Data section
--------
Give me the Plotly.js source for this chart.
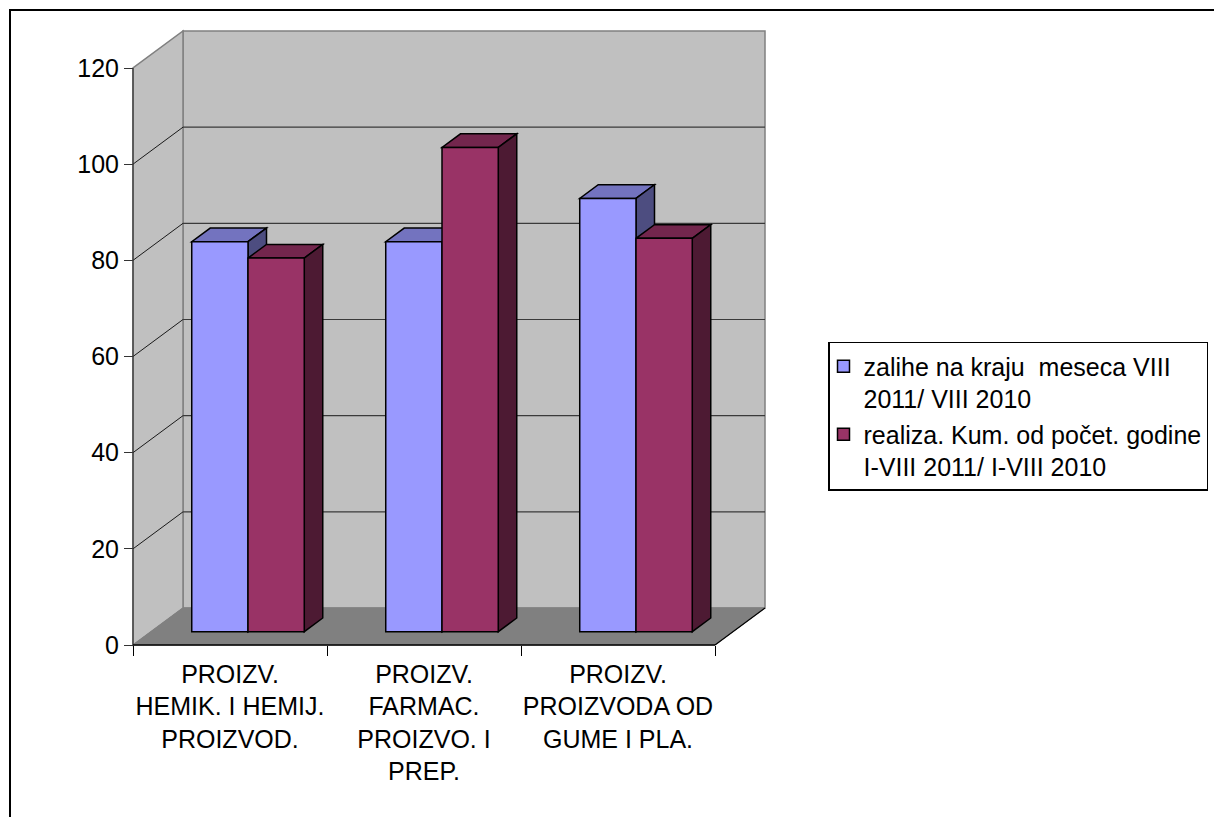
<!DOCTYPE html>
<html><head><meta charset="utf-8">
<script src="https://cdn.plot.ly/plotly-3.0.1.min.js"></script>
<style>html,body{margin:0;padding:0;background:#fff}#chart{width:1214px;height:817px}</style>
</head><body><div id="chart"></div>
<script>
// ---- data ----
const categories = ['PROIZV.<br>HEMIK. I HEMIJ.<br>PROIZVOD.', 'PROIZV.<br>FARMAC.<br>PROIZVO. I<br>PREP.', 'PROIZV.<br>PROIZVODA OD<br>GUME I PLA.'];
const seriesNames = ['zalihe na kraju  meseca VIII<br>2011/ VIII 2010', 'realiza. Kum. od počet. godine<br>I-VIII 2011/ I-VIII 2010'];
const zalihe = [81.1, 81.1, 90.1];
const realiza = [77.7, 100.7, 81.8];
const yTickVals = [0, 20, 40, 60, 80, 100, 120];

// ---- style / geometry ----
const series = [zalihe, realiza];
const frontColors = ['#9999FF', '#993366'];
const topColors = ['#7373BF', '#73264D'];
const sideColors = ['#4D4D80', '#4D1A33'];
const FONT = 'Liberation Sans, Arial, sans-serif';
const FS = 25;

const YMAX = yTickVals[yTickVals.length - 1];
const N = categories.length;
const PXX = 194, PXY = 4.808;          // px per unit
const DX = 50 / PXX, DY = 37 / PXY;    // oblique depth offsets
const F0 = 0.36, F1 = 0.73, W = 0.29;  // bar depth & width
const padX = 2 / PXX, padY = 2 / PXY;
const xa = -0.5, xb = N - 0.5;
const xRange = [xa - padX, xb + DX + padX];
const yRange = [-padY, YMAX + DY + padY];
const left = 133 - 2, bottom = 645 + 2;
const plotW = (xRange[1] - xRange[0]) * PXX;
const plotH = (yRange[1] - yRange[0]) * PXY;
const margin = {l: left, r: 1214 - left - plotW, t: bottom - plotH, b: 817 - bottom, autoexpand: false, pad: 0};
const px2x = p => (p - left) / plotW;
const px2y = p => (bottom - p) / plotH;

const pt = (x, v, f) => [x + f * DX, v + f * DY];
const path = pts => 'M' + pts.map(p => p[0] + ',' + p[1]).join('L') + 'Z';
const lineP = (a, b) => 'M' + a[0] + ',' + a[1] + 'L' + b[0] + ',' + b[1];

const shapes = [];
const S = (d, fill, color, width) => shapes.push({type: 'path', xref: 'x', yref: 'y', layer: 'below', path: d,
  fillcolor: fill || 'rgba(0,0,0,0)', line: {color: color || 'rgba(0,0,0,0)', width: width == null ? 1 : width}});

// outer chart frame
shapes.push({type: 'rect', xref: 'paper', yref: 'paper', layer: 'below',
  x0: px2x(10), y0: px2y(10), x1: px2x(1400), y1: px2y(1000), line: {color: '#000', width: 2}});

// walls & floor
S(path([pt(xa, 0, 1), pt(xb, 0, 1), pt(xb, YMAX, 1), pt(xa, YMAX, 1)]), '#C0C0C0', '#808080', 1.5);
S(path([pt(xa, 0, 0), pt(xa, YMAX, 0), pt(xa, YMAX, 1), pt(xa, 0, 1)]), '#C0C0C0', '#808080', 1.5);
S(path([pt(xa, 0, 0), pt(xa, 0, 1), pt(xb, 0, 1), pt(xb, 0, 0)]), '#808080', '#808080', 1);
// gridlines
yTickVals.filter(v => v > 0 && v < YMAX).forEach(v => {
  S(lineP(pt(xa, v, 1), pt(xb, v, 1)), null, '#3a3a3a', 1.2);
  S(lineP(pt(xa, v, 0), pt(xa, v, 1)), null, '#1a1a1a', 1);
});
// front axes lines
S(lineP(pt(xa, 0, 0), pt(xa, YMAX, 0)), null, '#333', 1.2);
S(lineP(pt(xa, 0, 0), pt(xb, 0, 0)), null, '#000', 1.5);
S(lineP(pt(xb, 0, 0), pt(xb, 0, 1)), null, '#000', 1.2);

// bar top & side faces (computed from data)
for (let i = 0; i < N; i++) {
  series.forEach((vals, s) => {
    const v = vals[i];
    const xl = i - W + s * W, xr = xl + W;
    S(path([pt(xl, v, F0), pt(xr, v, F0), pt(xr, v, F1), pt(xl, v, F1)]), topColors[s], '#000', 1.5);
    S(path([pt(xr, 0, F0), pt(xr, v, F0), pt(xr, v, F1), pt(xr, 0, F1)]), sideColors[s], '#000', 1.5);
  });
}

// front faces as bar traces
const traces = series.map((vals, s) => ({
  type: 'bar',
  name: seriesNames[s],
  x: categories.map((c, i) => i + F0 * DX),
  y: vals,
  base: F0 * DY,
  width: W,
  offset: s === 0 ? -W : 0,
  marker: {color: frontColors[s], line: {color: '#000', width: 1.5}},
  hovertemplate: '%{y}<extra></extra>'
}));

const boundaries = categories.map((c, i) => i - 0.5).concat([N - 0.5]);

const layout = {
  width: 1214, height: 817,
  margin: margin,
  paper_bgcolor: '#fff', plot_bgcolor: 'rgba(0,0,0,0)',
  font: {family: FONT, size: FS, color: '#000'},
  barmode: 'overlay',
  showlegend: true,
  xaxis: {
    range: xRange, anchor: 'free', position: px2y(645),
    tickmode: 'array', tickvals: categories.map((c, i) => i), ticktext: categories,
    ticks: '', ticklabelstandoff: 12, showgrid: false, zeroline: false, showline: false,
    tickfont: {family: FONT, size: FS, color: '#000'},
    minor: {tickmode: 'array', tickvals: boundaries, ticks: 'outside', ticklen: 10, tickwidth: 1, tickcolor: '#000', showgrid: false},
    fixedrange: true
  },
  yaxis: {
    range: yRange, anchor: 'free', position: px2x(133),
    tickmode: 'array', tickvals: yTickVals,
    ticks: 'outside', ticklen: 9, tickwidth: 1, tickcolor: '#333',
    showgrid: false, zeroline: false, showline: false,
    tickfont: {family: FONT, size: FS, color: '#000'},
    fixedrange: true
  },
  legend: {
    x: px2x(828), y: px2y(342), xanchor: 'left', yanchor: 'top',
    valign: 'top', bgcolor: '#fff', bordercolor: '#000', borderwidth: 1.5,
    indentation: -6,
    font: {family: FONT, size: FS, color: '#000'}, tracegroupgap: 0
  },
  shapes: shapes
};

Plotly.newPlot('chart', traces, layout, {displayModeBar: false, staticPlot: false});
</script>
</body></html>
--------
Exercise description
Starting at the top of the listing above, please restate word for word each line up to and including the one that holds "const FS = 25;", omitting every image.

Finished task
Give me the Plotly.js source for this chart.
<!DOCTYPE html>
<html><head><meta charset="utf-8">
<script src="https://cdn.plot.ly/plotly-3.0.1.min.js"></script>
<style>html,body{margin:0;padding:0;background:#fff}#chart{width:1214px;height:817px}</style>
</head><body><div id="chart"></div>
<script>
// ---- data ----
const categories = ['PROIZV.<br>HEMIK. I HEMIJ.<br>PROIZVOD.', 'PROIZV.<br>FARMAC.<br>PROIZVO. I<br>PREP.', 'PROIZV.<br>PROIZVODA OD<br>GUME I PLA.'];
const seriesNames = ['zalihe na kraju  meseca VIII<br>2011/ VIII 2010', 'realiza. Kum. od počet. godine<br>I-VIII 2011/ I-VIII 2010'];
const zalihe = [81.1, 81.1, 90.1];
const realiza = [77.7, 100.7, 81.8];
const yTickVals = [0, 20, 40, 60, 80, 100, 120];

// ---- style / geometry ----
const series = [zalihe, realiza];
const frontColors = ['#9999FF', '#993366'];
const topColors = ['#7373BF', '#73264D'];
const sideColors = ['#4D4D80', '#4D1A33'];
const FONT = 'Liberation Sans, Arial, sans-serif';
const FS = 25;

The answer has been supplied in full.